Dhamma Warriors: The Birth of Hope
by Mohan Tiptur, OhMyNews, Jan 24, 2008
Without compassion and understanding mankind would be extinct now
Seoul, South Korea -- My "Dhamma Warriors" concept, outlined in a previous article, has failed to kick up dust. It has not stirred the intellect of the Buddhist world. No one has bothered to tell me whether I am right or wrong. Is it because the Dhamma is so strong that it needs no warriors to defend it? Or is it because there is no warrior alive worthy to defend it.
Oh! Wise Buddha, what a band of foolish cowards you have created on this earth! My lord, the enlightened one, come back to this earth and see for yourself how happily your followers are spending their lives in cunningly acquiring trifles while they have given a pass to all your worthy noble sayings. They have twisted and manipulated all that you preached. They are asleep. Are they drowsy, or are they dead?

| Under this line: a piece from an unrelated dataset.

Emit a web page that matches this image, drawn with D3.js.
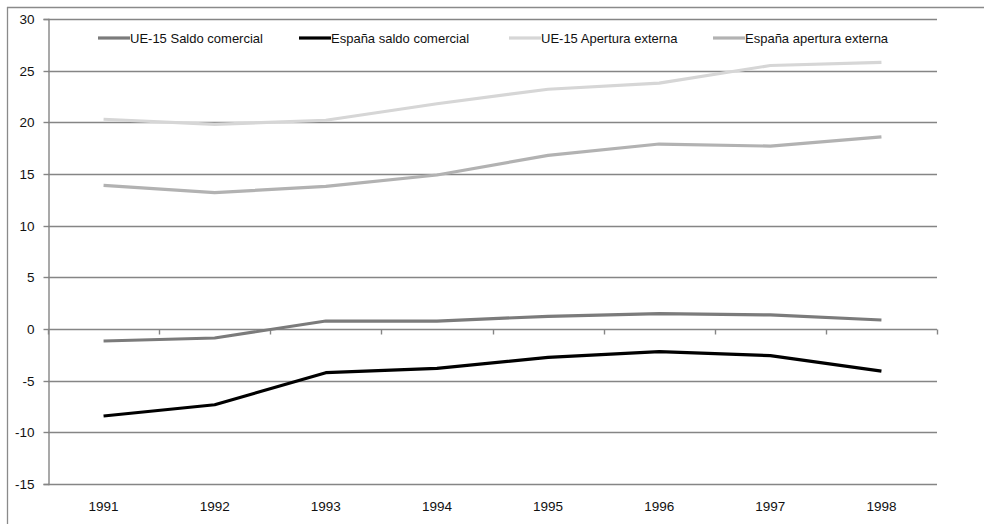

A true intellectual should keep one's mind open so that the new ideas come from all directions. What a farce that a Dhamma that was based on the intellectual and reason is being based on anything other than the intellectual and reason! Are the intellectuals so aloof and of such a faraway mentally that they cannot sit together and discuss anything new? Or are they waiting for some international personality to order them to think and discuss? I feel sorry for them. But I cannot wait for the dead to awake. I should do whatever I can do.
I do not have much time to procrastinate. A true Buddhist never waits for fools to awake. I take refuge in Buddha's words that "one should walk on alone if one does not get support from the foolish." I do not pity the physical slaves; I pity the mental slaves. Also, I take refuge in the words of Ambedkar that good must be done no matter if the ignorant appreciate it or not. Here's the second part on Dhamma Warriors. Read, mark, inwardly digest and write back to me. Here it goes:
HOPE has dawned on this earth like the sunrise after the long dark night. Man, who was barbaric before civilization, was barbaric in his culture too. The civilized man took time in reforming his way of life. That period, in which man was civilized but still uncultured, was the darkest and crudest moment in the history of mankind. Though he was living in civilized cities of olden times, his culture or way of life was no better than a beast. Anger, lust, jealousy and violence ruled his life. Refinement in his behavior came with the refined thoughts. Only then did man learn to restrain his unbridled passions. Man truly became man with the birth of restraint. That was the first lesson he learned of humanity. Until then man's mind was full of false, exaggerated and superstitious beliefs and ideas.
This cultural birth of man started with the birth of restraint of passions, and that led to the birth of compassion in his mind. Compassion is the mother of all humane feelings. By combining compassion together with understanding man can reach the highest point in life. If these humane qualities -- namely, compassion and understanding -- were not born in the mind of man, mankind would have become extinct by now. Hence, I call this welcome development the dawn of HOPE. Some of the great thinkers of the pre-Christian times like the Buddha, Lao Tzu, Confucius and, Heraclitus developed the twin concepts of wisdom into a complete, full-fledged, eco-friendly, organic and holistic philosophies of life. They were the saviors of mankind who rescued mankind from cultural extinction. They are the assets of mankind. We should be grateful to them.
But the barbaric inner self manifests itself time and again and tries to undo what the great leaders did. Wicked villains do try to shadow the heroes, as the greatest dramatist Shakespeare said in one of his sonnets: "Suns of the world may stain when Heaven's sun stainth" (from "On friendship"). The man in due course of time forgot the wise advice of these wise leaders. Therefore, though in the 6th century B.C. these enlightened personalities showed the noble path for the man, he failed to perceive the depth of the crisis he was in. Thus man overlooked the chance to follow the right path to glory and the kingdom of righteousness where he could have been the ruler of the world, enjoying all that he created and invented. Literally, he could have been the crowning glory of nature.
But he took the wrong path, with the result that he lost his mental peace. He gave more importance to irrational thinking, violence, mindless exploitation of nature, superstitions, lust, religious fanaticism, etc. He went on destroying whatever was precious that he created, hoping to find something better. This state of human mind is very well brought out by W. B. Yeats in his sonnet "Meru." Now, man is left with nothing but war, destruction, madness, misery, immorality and endless physical and mental violence. The 20th century saw the greatest wars in the first half. Man touched the bottom in all the fields -- political, economic, social and educational -- and for a moment he curled and coiled in agony being unable to come out of the crisis.
NOW, in the recent past Man has rediscovered HOPE. He has rediscovered the worth of the Buddha, Lao Tzu and Confucius. These three taken together can liberate man from the present state of crisis.